Begin Dataset excerpts

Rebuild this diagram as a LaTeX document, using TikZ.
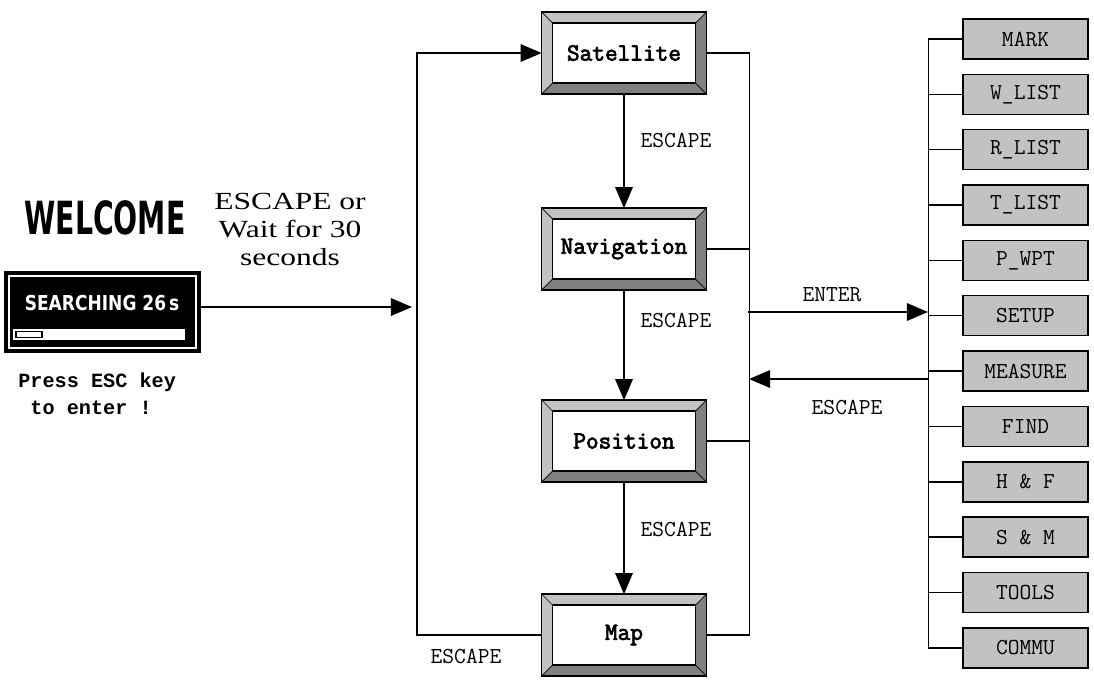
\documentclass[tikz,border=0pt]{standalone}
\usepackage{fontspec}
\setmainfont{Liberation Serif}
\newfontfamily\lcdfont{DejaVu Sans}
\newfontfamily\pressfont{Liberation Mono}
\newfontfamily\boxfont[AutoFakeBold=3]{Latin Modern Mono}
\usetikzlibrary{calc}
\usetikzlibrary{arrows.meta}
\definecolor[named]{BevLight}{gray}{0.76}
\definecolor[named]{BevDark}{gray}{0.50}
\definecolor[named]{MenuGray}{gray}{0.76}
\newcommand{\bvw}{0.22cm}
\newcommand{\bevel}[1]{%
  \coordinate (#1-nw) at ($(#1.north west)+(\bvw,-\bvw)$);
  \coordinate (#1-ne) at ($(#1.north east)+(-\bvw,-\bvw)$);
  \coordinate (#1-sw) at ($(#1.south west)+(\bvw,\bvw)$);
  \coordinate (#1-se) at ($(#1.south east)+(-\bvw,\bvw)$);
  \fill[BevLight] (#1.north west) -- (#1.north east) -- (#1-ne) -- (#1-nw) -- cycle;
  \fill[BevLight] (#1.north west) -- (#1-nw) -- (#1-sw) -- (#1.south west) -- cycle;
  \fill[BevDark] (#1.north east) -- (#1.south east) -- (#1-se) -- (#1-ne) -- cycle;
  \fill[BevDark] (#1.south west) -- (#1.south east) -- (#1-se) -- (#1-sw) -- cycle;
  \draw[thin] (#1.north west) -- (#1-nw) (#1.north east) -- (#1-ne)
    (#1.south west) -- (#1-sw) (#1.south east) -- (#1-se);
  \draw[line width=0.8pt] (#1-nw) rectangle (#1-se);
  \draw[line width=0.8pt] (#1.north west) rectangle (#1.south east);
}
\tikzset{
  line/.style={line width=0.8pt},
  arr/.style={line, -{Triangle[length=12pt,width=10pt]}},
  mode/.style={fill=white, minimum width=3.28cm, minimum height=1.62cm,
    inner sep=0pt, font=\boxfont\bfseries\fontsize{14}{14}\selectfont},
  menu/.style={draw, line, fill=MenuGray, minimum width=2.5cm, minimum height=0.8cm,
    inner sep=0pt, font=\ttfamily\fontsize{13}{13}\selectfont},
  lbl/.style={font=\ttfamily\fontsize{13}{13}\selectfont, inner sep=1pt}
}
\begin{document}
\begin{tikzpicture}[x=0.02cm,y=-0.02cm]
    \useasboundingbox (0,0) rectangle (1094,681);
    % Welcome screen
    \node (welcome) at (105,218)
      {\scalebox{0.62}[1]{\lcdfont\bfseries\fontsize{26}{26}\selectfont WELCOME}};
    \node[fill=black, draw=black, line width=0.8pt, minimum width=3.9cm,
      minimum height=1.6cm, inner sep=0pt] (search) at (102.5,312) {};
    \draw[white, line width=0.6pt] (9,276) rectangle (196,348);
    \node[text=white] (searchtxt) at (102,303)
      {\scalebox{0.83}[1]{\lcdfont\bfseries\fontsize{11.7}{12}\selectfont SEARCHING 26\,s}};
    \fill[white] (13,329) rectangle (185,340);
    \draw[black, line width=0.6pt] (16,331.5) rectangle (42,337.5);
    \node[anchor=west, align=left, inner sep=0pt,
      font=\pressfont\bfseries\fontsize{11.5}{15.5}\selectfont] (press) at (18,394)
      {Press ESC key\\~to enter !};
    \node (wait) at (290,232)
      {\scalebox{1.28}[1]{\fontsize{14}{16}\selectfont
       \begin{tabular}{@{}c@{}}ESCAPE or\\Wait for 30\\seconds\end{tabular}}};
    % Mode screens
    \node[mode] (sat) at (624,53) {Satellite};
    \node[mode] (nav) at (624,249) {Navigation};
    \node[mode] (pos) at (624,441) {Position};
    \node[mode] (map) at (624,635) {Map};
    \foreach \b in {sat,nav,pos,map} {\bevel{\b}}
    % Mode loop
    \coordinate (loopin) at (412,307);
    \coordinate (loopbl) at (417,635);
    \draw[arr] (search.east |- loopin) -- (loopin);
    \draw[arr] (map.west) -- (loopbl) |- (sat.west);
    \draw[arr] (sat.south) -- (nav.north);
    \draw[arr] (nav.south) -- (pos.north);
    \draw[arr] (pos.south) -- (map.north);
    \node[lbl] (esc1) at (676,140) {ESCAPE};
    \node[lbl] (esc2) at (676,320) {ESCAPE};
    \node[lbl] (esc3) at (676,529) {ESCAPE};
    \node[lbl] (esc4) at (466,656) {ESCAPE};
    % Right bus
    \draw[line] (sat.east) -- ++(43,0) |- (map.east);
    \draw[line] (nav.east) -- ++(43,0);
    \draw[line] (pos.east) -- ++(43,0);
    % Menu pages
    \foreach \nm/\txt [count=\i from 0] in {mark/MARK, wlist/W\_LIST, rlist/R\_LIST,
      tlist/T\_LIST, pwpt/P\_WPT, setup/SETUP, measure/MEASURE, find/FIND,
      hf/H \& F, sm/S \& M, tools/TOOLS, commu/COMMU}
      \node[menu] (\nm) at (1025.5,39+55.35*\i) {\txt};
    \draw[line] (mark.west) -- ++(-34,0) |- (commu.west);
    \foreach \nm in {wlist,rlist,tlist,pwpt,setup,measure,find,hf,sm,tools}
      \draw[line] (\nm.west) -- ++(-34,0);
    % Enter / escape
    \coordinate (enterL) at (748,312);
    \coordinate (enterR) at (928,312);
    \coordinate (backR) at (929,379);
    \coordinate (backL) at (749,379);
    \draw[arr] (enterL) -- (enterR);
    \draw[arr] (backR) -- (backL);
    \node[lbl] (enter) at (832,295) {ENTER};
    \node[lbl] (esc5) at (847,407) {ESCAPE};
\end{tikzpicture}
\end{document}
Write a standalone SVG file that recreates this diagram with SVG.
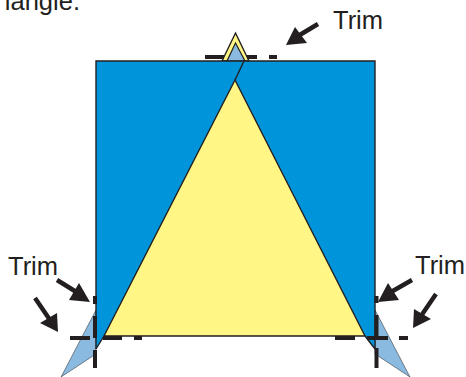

End Dataset excerpts

= Aim of the exercise =
Verbatim reproduction of every record is required; images are left out.

= Solution to the problem =
Rebuild this diagram as a LaTeX document, using TikZ.
\documentclass[tikz,border=0pt]{standalone}
\usepackage{fontspec}
\setmainfont{Liberation Serif}
\newfontfamily\lcdfont{DejaVu Sans}
\newfontfamily\pressfont{Liberation Mono}
\newfontfamily\boxfont[AutoFakeBold=3]{Latin Modern Mono}
\usetikzlibrary{calc}
\usetikzlibrary{arrows.meta}
\definecolor[named]{BevLight}{gray}{0.76}
\definecolor[named]{BevDark}{gray}{0.50}
\definecolor[named]{MenuGray}{gray}{0.76}
\newcommand{\bvw}{0.22cm}
\newcommand{\bevel}[1]{%
  \coordinate (#1-nw) at ($(#1.north west)+(\bvw,-\bvw)$);
  \coordinate (#1-ne) at ($(#1.north east)+(-\bvw,-\bvw)$);
  \coordinate (#1-sw) at ($(#1.south west)+(\bvw,\bvw)$);
  \coordinate (#1-se) at ($(#1.south east)+(-\bvw,\bvw)$);
  \fill[BevLight] (#1.north west) -- (#1.north east) -- (#1-ne) -- (#1-nw) -- cycle;
  \fill[BevLight] (#1.north west) -- (#1-nw) -- (#1-sw) -- (#1.south west) -- cycle;
  \fill[BevDark] (#1.north east) -- (#1.south east) -- (#1-se) -- (#1-ne) -- cycle;
  \fill[BevDark] (#1.south west) -- (#1.south east) -- (#1-se) -- (#1-sw) -- cycle;
  \draw[thin] (#1.north west) -- (#1-nw) (#1.north east) -- (#1-ne)
    (#1.south west) -- (#1-sw) (#1.south east) -- (#1-se);
  \draw[line width=0.8pt] (#1-nw) rectangle (#1-se);
  \draw[line width=0.8pt] (#1.north west) rectangle (#1.south east);
}
\tikzset{
  line/.style={line width=0.8pt},
  arr/.style={line, -{Triangle[length=12pt,width=10pt]}},
  mode/.style={fill=white, minimum width=3.28cm, minimum height=1.62cm,
    inner sep=0pt, font=\boxfont\bfseries\fontsize{14}{14}\selectfont},
  menu/.style={draw, line, fill=MenuGray, minimum width=2.5cm, minimum height=0.8cm,
    inner sep=0pt, font=\ttfamily\fontsize{13}{13}\selectfont},
  lbl/.style={font=\ttfamily\fontsize{13}{13}\selectfont, inner sep=1pt}
}
\begin{document}
\begin{tikzpicture}[x=0.02cm,y=-0.02cm]
    \useasboundingbox (0,0) rectangle (1094,681);
    % Welcome screen
    \node (welcome) at (105,218)
      {\scalebox{0.62}[1]{\lcdfont\bfseries\fontsize{26}{26}\selectfont WELCOME}};
    \node[fill=black, draw=black, line width=0.8pt, minimum width=3.9cm,
      minimum height=1.6cm, inner sep=0pt] (search) at (102.5,312) {};
    \draw[white, line width=0.6pt] (9,276) rectangle (196,348);
    \node[text=white] (searchtxt) at (102,303)
      {\scalebox{0.83}[1]{\lcdfont\bfseries\fontsize{11.7}{12}\selectfont SEARCHING 26\,s}};
    \fill[white] (13,329) rectangle (185,340);
    \draw[black, line width=0.6pt] (16,331.5) rectangle (42,337.5);
    \node[anchor=west, align=left, inner sep=0pt,
      font=\pressfont\bfseries\fontsize{11.5}{15.5}\selectfont] (press) at (18,394)
      {Press ESC key\\~to enter !};
    \node (wait) at (290,232)
      {\scalebox{1.28}[1]{\fontsize{14}{16}\selectfont
       \begin{tabular}{@{}c@{}}ESCAPE or\\Wait for 30\\seconds\end{tabular}}};
    % Mode screens
    \node[mode] (sat) at (624,53) {Satellite};
    \node[mode] (nav) at (624,249) {Navigation};
    \node[mode] (pos) at (624,441) {Position};
    \node[mode] (map) at (624,635) {Map};
    \foreach \b in {sat,nav,pos,map} {\bevel{\b}}
    % Mode loop
    \coordinate (loopin) at (412,307);
    \coordinate (loopbl) at (417,635);
    \draw[arr] (search.east |- loopin) -- (loopin);
    \draw[arr] (map.west) -- (loopbl) |- (sat.west);
    \draw[arr] (sat.south) -- (nav.north);
    \draw[arr] (nav.south) -- (pos.north);
    \draw[arr] (pos.south) -- (map.north);
    \node[lbl] (esc1) at (676,140) {ESCAPE};
    \node[lbl] (esc2) at (676,320) {ESCAPE};
    \node[lbl] (esc3) at (676,529) {ESCAPE};
    \node[lbl] (esc4) at (466,656) {ESCAPE};
    % Right bus
    \draw[line] (sat.east) -- ++(43,0) |- (map.east);
    \draw[line] (nav.east) -- ++(43,0);
    \draw[line] (pos.east) -- ++(43,0);
    % Menu pages
    \foreach \nm/\txt [count=\i from 0] in {mark/MARK, wlist/W\_LIST, rlist/R\_LIST,
      tlist/T\_LIST, pwpt/P\_WPT, setup/SETUP, measure/MEASURE, find/FIND,
      hf/H \& F, sm/S \& M, tools/TOOLS, commu/COMMU}
      \node[menu] (\nm) at (1025.5,39+55.35*\i) {\txt};
    \draw[line] (mark.west) -- ++(-34,0) |- (commu.west);
    \foreach \nm in {wlist,rlist,tlist,pwpt,setup,measure,find,hf,sm,tools}
      \draw[line] (\nm.west) -- ++(-34,0);
    % Enter / escape
    \coordinate (enterL) at (748,312);
    \coordinate (enterR) at (928,312);
    \coordinate (backR) at (929,379);
    \coordinate (backL) at (749,379);
    \draw[arr] (enterL) -- (enterR);
    \draw[arr] (backR) -- (backL);
    \node[lbl] (enter) at (832,295) {ENTER};
    \node[lbl] (esc5) at (847,407) {ESCAPE};
\end{tikzpicture}
\end{document}
Write a standalone SVG file that recreates this diagram with SVG.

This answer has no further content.